## REQUEST
It is required that the lines from the top of the listing through the line with "const isometricVFR = [5.15, 4.40];" be reproduced exactly, excluding pictures.

## DATA SHOWN
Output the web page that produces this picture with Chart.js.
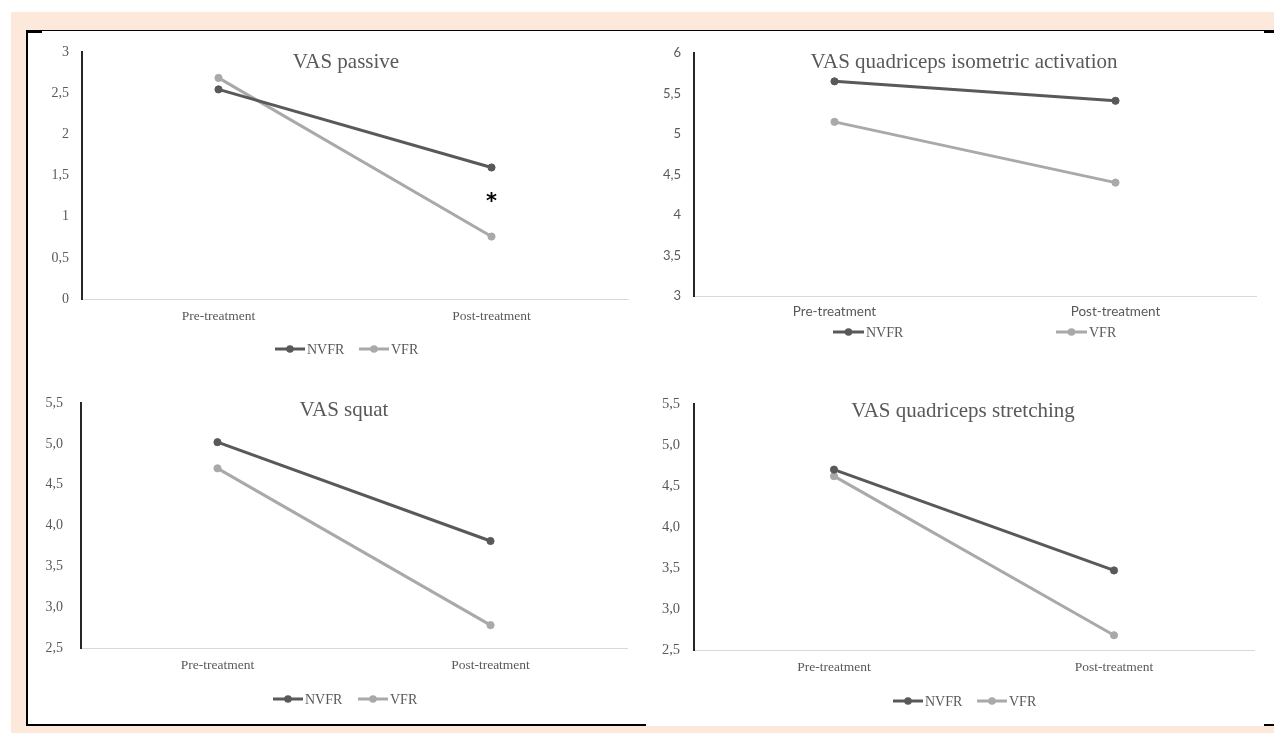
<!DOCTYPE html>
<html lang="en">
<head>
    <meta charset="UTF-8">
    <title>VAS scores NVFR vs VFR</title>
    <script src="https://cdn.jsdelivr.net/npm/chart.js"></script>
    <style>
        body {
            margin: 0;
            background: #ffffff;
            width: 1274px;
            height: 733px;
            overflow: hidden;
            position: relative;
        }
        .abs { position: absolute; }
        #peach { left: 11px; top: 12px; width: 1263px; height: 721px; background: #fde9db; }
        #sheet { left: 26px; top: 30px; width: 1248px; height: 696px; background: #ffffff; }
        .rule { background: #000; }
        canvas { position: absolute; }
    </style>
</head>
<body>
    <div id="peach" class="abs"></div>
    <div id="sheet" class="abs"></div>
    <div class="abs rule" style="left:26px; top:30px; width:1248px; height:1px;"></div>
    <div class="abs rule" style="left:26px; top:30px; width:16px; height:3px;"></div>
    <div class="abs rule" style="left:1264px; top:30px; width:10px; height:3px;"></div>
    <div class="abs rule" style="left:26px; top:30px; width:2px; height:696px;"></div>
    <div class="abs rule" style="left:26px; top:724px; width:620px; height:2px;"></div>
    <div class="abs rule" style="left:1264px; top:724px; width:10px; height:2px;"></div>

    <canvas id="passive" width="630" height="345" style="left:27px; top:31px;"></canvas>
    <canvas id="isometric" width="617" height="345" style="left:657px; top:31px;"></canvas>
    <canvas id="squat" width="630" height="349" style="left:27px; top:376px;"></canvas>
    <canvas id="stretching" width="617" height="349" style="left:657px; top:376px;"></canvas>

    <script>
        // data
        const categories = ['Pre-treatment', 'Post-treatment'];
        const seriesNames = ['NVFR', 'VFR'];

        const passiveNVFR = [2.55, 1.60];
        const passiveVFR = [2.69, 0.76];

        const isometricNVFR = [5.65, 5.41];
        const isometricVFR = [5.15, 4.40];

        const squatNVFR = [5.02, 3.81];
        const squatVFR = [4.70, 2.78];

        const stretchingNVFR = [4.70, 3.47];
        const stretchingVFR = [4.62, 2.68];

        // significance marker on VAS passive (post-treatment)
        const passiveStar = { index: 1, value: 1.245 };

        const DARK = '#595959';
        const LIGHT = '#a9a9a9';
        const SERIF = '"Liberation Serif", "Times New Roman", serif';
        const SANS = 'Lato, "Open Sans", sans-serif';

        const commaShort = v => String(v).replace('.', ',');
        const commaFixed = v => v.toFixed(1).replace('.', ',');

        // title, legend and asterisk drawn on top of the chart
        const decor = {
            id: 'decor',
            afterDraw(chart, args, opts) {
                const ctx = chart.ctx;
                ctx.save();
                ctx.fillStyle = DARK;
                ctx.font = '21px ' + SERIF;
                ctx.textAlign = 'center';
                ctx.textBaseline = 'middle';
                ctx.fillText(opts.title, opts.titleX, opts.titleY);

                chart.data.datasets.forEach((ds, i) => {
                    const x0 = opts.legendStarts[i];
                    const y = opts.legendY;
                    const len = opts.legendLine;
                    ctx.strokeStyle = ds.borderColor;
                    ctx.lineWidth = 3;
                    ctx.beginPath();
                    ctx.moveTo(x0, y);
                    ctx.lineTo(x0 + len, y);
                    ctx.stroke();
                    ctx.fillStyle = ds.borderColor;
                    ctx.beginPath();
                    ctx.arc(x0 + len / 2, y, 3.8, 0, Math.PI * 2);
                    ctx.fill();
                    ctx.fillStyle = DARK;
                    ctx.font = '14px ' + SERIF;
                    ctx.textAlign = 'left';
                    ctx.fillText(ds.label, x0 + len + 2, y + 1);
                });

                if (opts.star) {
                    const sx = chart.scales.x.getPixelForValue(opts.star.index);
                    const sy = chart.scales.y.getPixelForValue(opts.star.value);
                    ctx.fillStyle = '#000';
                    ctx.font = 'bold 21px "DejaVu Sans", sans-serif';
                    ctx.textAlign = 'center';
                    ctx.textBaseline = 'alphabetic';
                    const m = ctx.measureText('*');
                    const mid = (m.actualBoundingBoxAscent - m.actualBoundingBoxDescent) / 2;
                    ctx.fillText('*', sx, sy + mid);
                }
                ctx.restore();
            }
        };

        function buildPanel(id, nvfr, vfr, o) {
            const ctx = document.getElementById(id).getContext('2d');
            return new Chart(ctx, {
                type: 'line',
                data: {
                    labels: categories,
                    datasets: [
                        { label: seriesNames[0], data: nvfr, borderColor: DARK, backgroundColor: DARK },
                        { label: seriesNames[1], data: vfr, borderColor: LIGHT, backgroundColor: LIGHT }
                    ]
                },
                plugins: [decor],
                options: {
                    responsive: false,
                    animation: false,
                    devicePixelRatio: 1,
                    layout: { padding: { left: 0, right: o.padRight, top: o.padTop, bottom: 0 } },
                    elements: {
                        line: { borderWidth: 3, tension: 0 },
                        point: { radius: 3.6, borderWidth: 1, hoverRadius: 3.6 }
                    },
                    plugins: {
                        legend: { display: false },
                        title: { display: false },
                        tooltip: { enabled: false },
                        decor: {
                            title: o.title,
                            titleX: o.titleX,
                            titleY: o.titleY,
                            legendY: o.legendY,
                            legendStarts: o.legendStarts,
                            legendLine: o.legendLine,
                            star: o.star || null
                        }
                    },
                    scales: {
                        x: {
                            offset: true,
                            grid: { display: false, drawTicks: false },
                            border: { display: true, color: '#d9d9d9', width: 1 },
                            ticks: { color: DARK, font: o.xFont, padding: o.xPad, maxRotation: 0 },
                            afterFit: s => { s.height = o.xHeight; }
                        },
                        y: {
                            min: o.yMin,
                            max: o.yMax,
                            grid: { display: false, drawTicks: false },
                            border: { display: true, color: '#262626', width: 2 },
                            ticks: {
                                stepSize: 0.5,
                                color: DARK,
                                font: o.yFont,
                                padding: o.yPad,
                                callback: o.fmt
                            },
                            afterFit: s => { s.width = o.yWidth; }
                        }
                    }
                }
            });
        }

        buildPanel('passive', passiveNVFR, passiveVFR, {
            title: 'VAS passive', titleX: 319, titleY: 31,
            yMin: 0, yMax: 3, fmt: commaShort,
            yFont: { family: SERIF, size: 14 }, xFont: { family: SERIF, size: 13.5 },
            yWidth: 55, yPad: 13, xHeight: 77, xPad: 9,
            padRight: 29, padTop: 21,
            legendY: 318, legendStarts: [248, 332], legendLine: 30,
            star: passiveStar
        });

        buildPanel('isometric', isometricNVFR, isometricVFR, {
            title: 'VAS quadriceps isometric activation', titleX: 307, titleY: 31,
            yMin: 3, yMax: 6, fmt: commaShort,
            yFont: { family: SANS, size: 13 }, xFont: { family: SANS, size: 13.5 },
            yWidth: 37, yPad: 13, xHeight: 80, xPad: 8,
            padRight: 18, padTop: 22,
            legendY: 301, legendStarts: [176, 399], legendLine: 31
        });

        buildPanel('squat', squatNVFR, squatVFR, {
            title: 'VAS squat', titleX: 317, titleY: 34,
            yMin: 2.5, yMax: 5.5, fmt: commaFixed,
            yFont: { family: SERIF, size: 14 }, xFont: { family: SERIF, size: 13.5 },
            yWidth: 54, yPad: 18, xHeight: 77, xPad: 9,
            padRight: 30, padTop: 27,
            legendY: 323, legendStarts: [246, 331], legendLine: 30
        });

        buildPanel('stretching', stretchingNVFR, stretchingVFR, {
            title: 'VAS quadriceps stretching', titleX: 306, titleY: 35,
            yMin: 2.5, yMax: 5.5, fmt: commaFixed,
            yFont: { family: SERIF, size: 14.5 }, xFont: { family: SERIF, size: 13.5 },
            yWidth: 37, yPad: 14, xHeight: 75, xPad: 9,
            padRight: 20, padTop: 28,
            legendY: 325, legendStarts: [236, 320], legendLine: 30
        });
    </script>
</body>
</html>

## THE SOLUTION
Output the web page that produces this picture with Chart.js.
<!DOCTYPE html>
<html lang="en">
<head>
    <meta charset="UTF-8">
    <title>VAS scores NVFR vs VFR</title>
    <script src="https://cdn.jsdelivr.net/npm/chart.js"></script>
    <style>
        body {
            margin: 0;
            background: #ffffff;
            width: 1274px;
            height: 733px;
            overflow: hidden;
            position: relative;
        }
        .abs { position: absolute; }
        #peach { left: 11px; top: 12px; width: 1263px; height: 721px; background: #fde9db; }
        #sheet { left: 26px; top: 30px; width: 1248px; height: 696px; background: #ffffff; }
        .rule { background: #000; }
        canvas { position: absolute; }
    </style>
</head>
<body>
    <div id="peach" class="abs"></div>
    <div id="sheet" class="abs"></div>
    <div class="abs rule" style="left:26px; top:30px; width:1248px; height:1px;"></div>
    <div class="abs rule" style="left:26px; top:30px; width:16px; height:3px;"></div>
    <div class="abs rule" style="left:1264px; top:30px; width:10px; height:3px;"></div>
    <div class="abs rule" style="left:26px; top:30px; width:2px; height:696px;"></div>
    <div class="abs rule" style="left:26px; top:724px; width:620px; height:2px;"></div>
    <div class="abs rule" style="left:1264px; top:724px; width:10px; height:2px;"></div>

    <canvas id="passive" width="630" height="345" style="left:27px; top:31px;"></canvas>
    <canvas id="isometric" width="617" height="345" style="left:657px; top:31px;"></canvas>
    <canvas id="squat" width="630" height="349" style="left:27px; top:376px;"></canvas>
    <canvas id="stretching" width="617" height="349" style="left:657px; top:376px;"></canvas>

    <script>
        // data
        const categories = ['Pre-treatment', 'Post-treatment'];
        const seriesNames = ['NVFR', 'VFR'];

        const passiveNVFR = [2.55, 1.60];
        const passiveVFR = [2.69, 0.76];

        const isometricNVFR = [5.65, 5.41];
        const isometricVFR = [5.15, 4.40];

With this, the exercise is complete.